The merger, however, was short-lived, formed in the run-up to the 1998 election but dissolved shortly before the 2004 polls.
The incumbent Pendang MP, Dr Mohd Hayati Othman, will be fielded in the Kedah state seat as part of the party’s measures to administrate the northern state should PAS retain victory at the next polls.
Recently though, a news portal reported a movement to head off the PAS juggernaut in Pendang.
But several PAS leaders, including another vice-president Datuk Mahfuz Omar, has denied the report.

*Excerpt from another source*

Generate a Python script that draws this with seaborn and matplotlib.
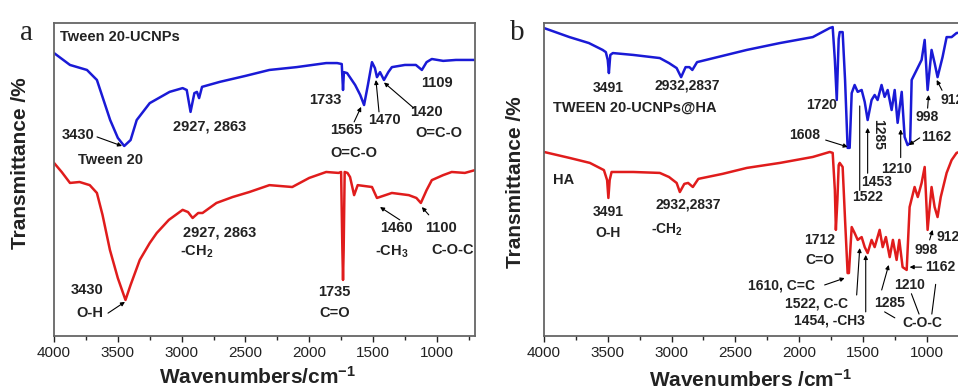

Mohamad also said that the BN’s old playbook in wooing voters according to race will no longer succeed as the Chinese community has shown they are no longer frightened of the hudud, or the strict Islamic criminal code, that has often been used as a bogey by BN’s Chinese components, MCA and Gerakan.
“As long as PAS picks the democratic way as part of its struggle, the people especially the non-Muslims do not have to worry,” he said.
“If PAS implements hudud, PAS will have to carry out a public consultation to get the support of all Muslim and non-Muslim MPs to amend the Constitution to enforce hudud.
“Not just hudud, whatever that is desired that involves amending the Constitution requires the support of the majority of parliamentarians,” Mohamad said.